Objective → Transcribe all of the material below word for word and leave out its pictures.

====

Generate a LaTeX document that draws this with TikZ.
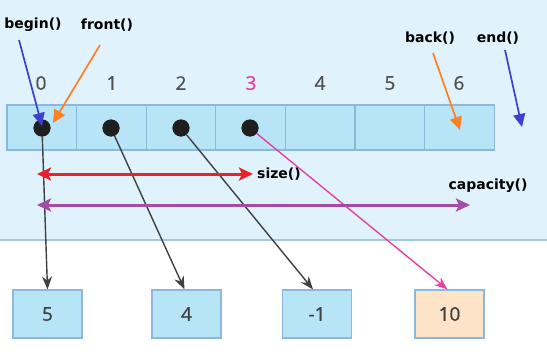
\documentclass[tikz,border=0pt]{standalone}
\usepackage{fontspec}
\setmainfont{DejaVu Sans}
\newfontfamily\numfont[FakeBold=0.9]{Open Sans}
\usetikzlibrary{arrows.meta}
\definecolor{panelbg}{RGB}{224,242,252}
\definecolor{panelline}{RGB}{160,200,230}
\definecolor{cellfill}{RGB}{184,228,248}
\definecolor{celldraw}{RGB}{140,184,222}
\definecolor{orangefill}{RGB}{253,227,200}
\definecolor{pinkc}{RGB}{232,64,160}
\definecolor{redc}{RGB}{236,32,40}
\definecolor{purplec}{RGB}{164,76,168}
\definecolor{bluec}{RGB}{64,64,208}
\definecolor{orangec}{RGB}{255,128,32}
\definecolor{darkc}{RGB}{64,64,64}
\definecolor{numc}{RGB}{80,80,80}
\tikzset{
  cellbox/.style={draw=celldraw, fill=cellfill, line width=1.2pt, minimum width=69.6pt, minimum height=45pt, inner sep=0pt},
  valbox/.style={draw=celldraw, fill=cellfill, line width=1.2pt, minimum width=69pt, minimum height=48pt, inner sep=0pt, font=\numfont\fontsize{19}{19}\selectfont, text=darkc},
  idx/.style={font=\numfont\fontsize{19}{19}\selectfont, text=numc, inner sep=0pt},
  lbl/.style={font=\bfseries\fontsize{14}{14}\selectfont, text=black, inner sep=0pt},
  dotc/.style={circle, fill=black!88, minimum size=17pt, inner sep=0pt},
  ptr/.style={draw=darkc, line width=1.4pt, -{Stealth[length=13pt,width=10pt]}},
  tipa/.style={line width=1.7pt, -{Triangle[length=13pt,width=12pt]}},
  bothway/.style={line width=3pt, {Stealth[length=14pt,width=13pt,inset=3pt]}-{Stealth[length=14pt,width=13pt,inset=3pt]}}
}
\begin{document}
\begin{tikzpicture}[x=1pt,y=-1pt]
\useasboundingbox (0,0) rectangle (547,356);
\fill[panelbg] (-2,-2) rectangle (549,240);
\draw[panelline, line width=1.5pt] (-2,240) -- (549,240);
% cells
\foreach \i/\x in {0/41.8,1/111.4,2/181,3/250.6,4/320.2,5/389.8,6/459.4}{
  \node[cellbox] (c\i) at (\x,127.5) {};
}
% index labels
\foreach \i/\x in {0/41,1/112,2/181,4/320,5/390,6/459}{
  \node[idx] (i\i) at (\x,83) {\i};
}
\node[idx, text=pinkc] (i3) at (251,83) {3};
% value boxes
\node[valbox] (b0) at (47.5,314) {5};
\node[valbox] (b1) at (186.5,314) {4};
\node[valbox] (b2) at (317,314) {-1};
\node[valbox, fill=orangefill] (b3) at (449.5,314) {10};
% dots
\node[dotc] (d0) at (42,128) {};
\node[dotc] (d1) at (111,128) {};
\node[dotc] (d2) at (181,128) {};
\node[dotc] (d3) at (250,128) {};
% pointers
\draw[ptr] (d0) -- (b0.north);
\draw[ptr] (d1) -- ([xshift=-2pt]b1.north);
\draw[ptr] (d2) -- ([xshift=-4pt]b2.north);
\draw[pinkc, line width=1.4pt, -{Stealth[length=13pt,width=10pt]}] (d3) -- ([xshift=-2pt]b3.north);
\node[dotc] at (d0) {};
\node[dotc] at (d1) {};
\node[dotc] at (d2) {};
\node[dotc] at (d3) {};
% top labels
\node[lbl] (begin) at (33,25) {begin()};
\node[lbl] (front) at (107,25) {front()};
\node[lbl] (back) at (430,38) {back()};
\node[lbl] (end) at (498,38) {end()};
\coordinate (beginFrom) at (19,40);
\coordinate (beginTo) at (42,126);
\coordinate (frontFrom) at (100,45);
\coordinate (frontTo) at (53,123);
\coordinate (backFrom) at (433,53);
\coordinate (backTo) at (460,130);
\coordinate (endFrom) at (505,50);
\coordinate (endTo) at (522,127);
\draw[tipa, bluec] (beginFrom) -- (beginTo);
\draw[tipa, orangec] (frontFrom) -- (frontTo);
\draw[tipa, orangec] (backFrom) -- (backTo);
\draw[tipa, bluec] (endFrom) -- (endTo);
% size and capacity
\node[lbl, anchor=west] (size) at (257,174) {size()};
\node[lbl] (cap) at (488,186) {capacity()};
\coordinate (sizeStart) at (37,174);
\coordinate (sizeEnd) at (253,174);
\coordinate (capStart) at (37,205);
\coordinate (capEnd) at (470,205);
\draw[bothway, redc] (sizeStart) -- (sizeEnd);
\draw[bothway, purplec] (capStart) -- (capEnd);
\end{tikzpicture}
\end{document}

====

Complete response →
Generate a LaTeX document that draws this with TikZ.
\documentclass[tikz,border=0pt]{standalone}
\usepackage{fontspec}
\setmainfont{DejaVu Sans}
\newfontfamily\numfont[FakeBold=0.9]{Open Sans}
\usetikzlibrary{arrows.meta}
\definecolor{panelbg}{RGB}{224,242,252}
\definecolor{panelline}{RGB}{160,200,230}
\definecolor{cellfill}{RGB}{184,228,248}
\definecolor{celldraw}{RGB}{140,184,222}
\definecolor{orangefill}{RGB}{253,227,200}
\definecolor{pinkc}{RGB}{232,64,160}
\definecolor{redc}{RGB}{236,32,40}
\definecolor{purplec}{RGB}{164,76,168}
\definecolor{bluec}{RGB}{64,64,208}
\definecolor{orangec}{RGB}{255,128,32}
\definecolor{darkc}{RGB}{64,64,64}
\definecolor{numc}{RGB}{80,80,80}
\tikzset{
  cellbox/.style={draw=celldraw, fill=cellfill, line width=1.2pt, minimum width=69.6pt, minimum height=45pt, inner sep=0pt},
  valbox/.style={draw=celldraw, fill=cellfill, line width=1.2pt, minimum width=69pt, minimum height=48pt, inner sep=0pt, font=\numfont\fontsize{19}{19}\selectfont, text=darkc},
  idx/.style={font=\numfont\fontsize{19}{19}\selectfont, text=numc, inner sep=0pt},
  lbl/.style={font=\bfseries\fontsize{14}{14}\selectfont, text=black, inner sep=0pt},
  dotc/.style={circle, fill=black!88, minimum size=17pt, inner sep=0pt},
  ptr/.style={draw=darkc, line width=1.4pt, -{Stealth[length=13pt,width=10pt]}},
  tipa/.style={line width=1.7pt, -{Triangle[length=13pt,width=12pt]}},
  bothway/.style={line width=3pt, {Stealth[length=14pt,width=13pt,inset=3pt]}-{Stealth[length=14pt,width=13pt,inset=3pt]}}
}
\begin{document}
\begin{tikzpicture}[x=1pt,y=-1pt]
\useasboundingbox (0,0) rectangle (547,356);
\fill[panelbg] (-2,-2) rectangle (549,240);
\draw[panelline, line width=1.5pt] (-2,240) -- (549,240);
% cells
\foreach \i/\x in {0/41.8,1/111.4,2/181,3/250.6,4/320.2,5/389.8,6/459.4}{
  \node[cellbox] (c\i) at (\x,127.5) {};
}
% index labels
\foreach \i/\x in {0/41,1/112,2/181,4/320,5/390,6/459}{
  \node[idx] (i\i) at (\x,83) {\i};
}
\node[idx, text=pinkc] (i3) at (251,83) {3};
% value boxes
\node[valbox] (b0) at (47.5,314) {5};
\node[valbox] (b1) at (186.5,314) {4};
\node[valbox] (b2) at (317,314) {-1};
\node[valbox, fill=orangefill] (b3) at (449.5,314) {10};
% dots
\node[dotc] (d0) at (42,128) {};
\node[dotc] (d1) at (111,128) {};
\node[dotc] (d2) at (181,128) {};
\node[dotc] (d3) at (250,128) {};
% pointers
\draw[ptr] (d0) -- (b0.north);
\draw[ptr] (d1) -- ([xshift=-2pt]b1.north);
\draw[ptr] (d2) -- ([xshift=-4pt]b2.north);
\draw[pinkc, line width=1.4pt, -{Stealth[length=13pt,width=10pt]}] (d3) -- ([xshift=-2pt]b3.north);
\node[dotc] at (d0) {};
\node[dotc] at (d1) {};
\node[dotc] at (d2) {};
\node[dotc] at (d3) {};
% top labels
\node[lbl] (begin) at (33,25) {begin()};
\node[lbl] (front) at (107,25) {front()};
\node[lbl] (back) at (430,38) {back()};
\node[lbl] (end) at (498,38) {end()};
\coordinate (beginFrom) at (19,40);
\coordinate (beginTo) at (42,126);
\coordinate (frontFrom) at (100,45);
\coordinate (frontTo) at (53,123);
\coordinate (backFrom) at (433,53);
\coordinate (backTo) at (460,130);
\coordinate (endFrom) at (505,50);
\coordinate (endTo) at (522,127);
\draw[tipa, bluec] (beginFrom) -- (beginTo);
\draw[tipa, orangec] (frontFrom) -- (frontTo);
\draw[tipa, orangec] (backFrom) -- (backTo);
\draw[tipa, bluec] (endFrom) -- (endTo);
% size and capacity
\node[lbl, anchor=west] (size) at (257,174) {size()};
\node[lbl] (cap) at (488,186) {capacity()};
\coordinate (sizeStart) at (37,174);
\coordinate (sizeEnd) at (253,174);
\coordinate (capStart) at (37,205);
\coordinate (capEnd) at (470,205);
\draw[bothway, redc] (sizeStart) -- (sizeEnd);
\draw[bothway, purplec] (capStart) -- (capEnd);
\end{tikzpicture}
\end{document}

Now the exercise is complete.